Si la Cedeao venait à intervenir militairement au Mali, quelles seraient les conséquences pour la sous-région, surtout pour des pays voisins comme le Sénégal ?

Ça serait la catastrophe non seulement pour le Mali, mais pour la sous-région. Ça veut dire qu’on aura des Maliens contre des Sénégalais, des Nigériens, etc. On n’a pas besoin de cela. Le Mali a besoin de paix, de sécurité. Je suis contre toute intervention militaire au Mali. Mais, ça aussi demande une responsabilité des deux côtés (Cedeao et des Maliens). Les Maliens doivent écouter leurs frères qui viennent pour les aider et pas pour intervenir.

Quel rôle le Sénégal doit jouer aujourd’hui dans cette crise malienne ?

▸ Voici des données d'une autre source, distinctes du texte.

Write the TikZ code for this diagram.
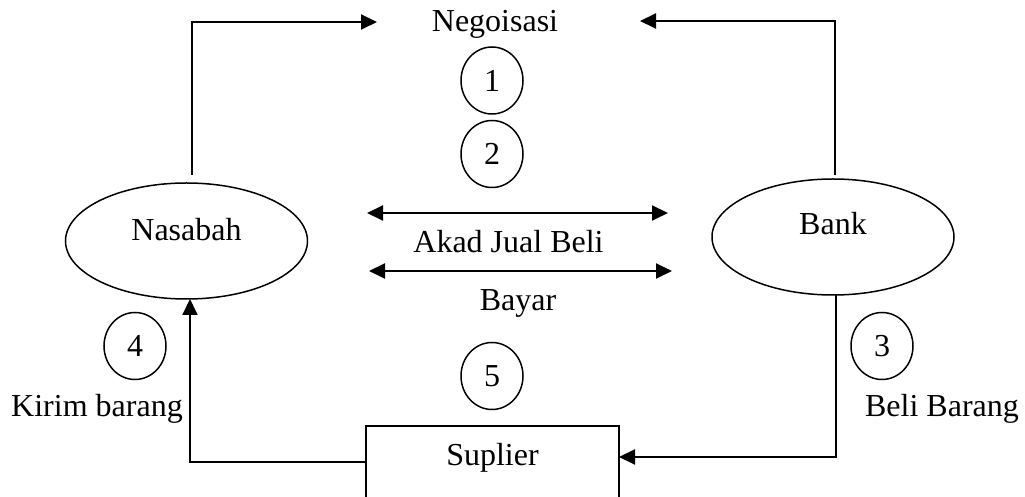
\documentclass[tikz,border=0pt]{standalone}
\usepackage{fontspec}
\setmainfont{Liberation Serif}
\usetikzlibrary{arrows.meta,shapes.geometric}
\tikzset{
  txt/.style={font=\fontsize{16}{19}\selectfont, inner sep=0pt, outer sep=0pt},
  party/.style={txt, draw, ellipse, line width=0.75pt, minimum width=121pt, minimum height=58pt},
  stepnum/.style={txt, draw, ellipse, line width=0.75pt, minimum width=31pt, minimum height=33.5pt},
  firm/.style={txt, draw, rectangle, line width=0.9pt, minimum width=126.5pt, minimum height=40pt, text depth=12pt},
  flow/.style={line width=1pt, -{Triangle[length=8pt,width=7.5pt]}},
  twoway/.style={line width=1pt, {Triangle[length=8pt,width=7.5pt]}-{Triangle[length=8pt,width=7.5pt]}}
}
\begin{document}
\begin{tikzpicture}[x=0.5pt,y=-0.5pt]
\useasboundingbox (0,0) rectangle (1025,497);
\clip (0,0) rectangle (1025,497);

% parties
\node[party, text depth=12pt] (nas) at (186.5,241) {Nasabah};
\node[party, text depth=14pt] (bank) at (833,237) {Bank};
\node[firm, anchor=north] (sup) at (492.5,426) {Suplier};

% step numbers
\node[stepnum] (n1) at (492,80.5) {1};
\node[stepnum] (n2) at (492,154) {2};
\node[stepnum] (n3) at (882,346) {3};
\node[stepnum] (n4) at (135,346) {4};
\node[stepnum] (n5) at (492,376) {5};

% labels
\node[txt, anchor=base] (neg) at (495,32) {Negoisasi};
\node[txt, anchor=base] (akad) at (508.5,253) {Akad Jual Beli};
\node[txt, anchor=base] (bayar) at (518,311) {Bayar};
\node[txt, anchor=base] (kirim) at (97,417) {Kirim barang};
\node[txt, anchor=base] (beli) at (942,417) {Beli Barang};

% free ends of the connectors
\coordinate (nasUp) at (192,175);
\coordinate (negL) at (377,22);
\coordinate (bankUp) at (835,175);
\coordinate (negR) at (640,21);
\coordinate (akadL) at (367,213);
\coordinate (akadR) at (668,213);
\coordinate (bayarL) at (369,271);
\coordinate (bayarR) at (672,271);
\coordinate (supOut) at (366,462);
\coordinate (supIn) at (619,457);

% negotiation
\draw[flow] (nasUp) |- (negL);
\draw[flow] (bankUp) |- (negR);

% sale contract and payment
\draw[twoway] (akadL) -- (akadR);
\draw[twoway] (bayarL) -- (bayarR);

% purchase and delivery of goods
\draw[flow] ([xshift=1.5pt]bank.south) |- (supIn);
\draw[flow] (supOut) -| ([xshift=1.75pt]nas.south);
\end{tikzpicture}
\end{document}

Le Sénégal a sur place à la Munisma, le contingent le plus important. Ce qui veut dire que c’est par amitié et co-fraternité. Envoyer des soldats au Mali, ça veut dire que nos enfants risquent leur vie pour aider les Maliens. Pour cette crise malienne, il ne faut pas que le Sénégal fasse une action solitaire au Mali. Il faut que ça soit une affaire commune, raisonnée où il y a l’unanimité de ce qu’ils (les responsables de la Cedeao) ont à faire pour pouvoir intervenir et être efficace au Mali. Mais en tant qu’Etat, le Sénégal doit renforcer sa propre sécurité sur la frontière Est avec le Mali et la Mauritanie.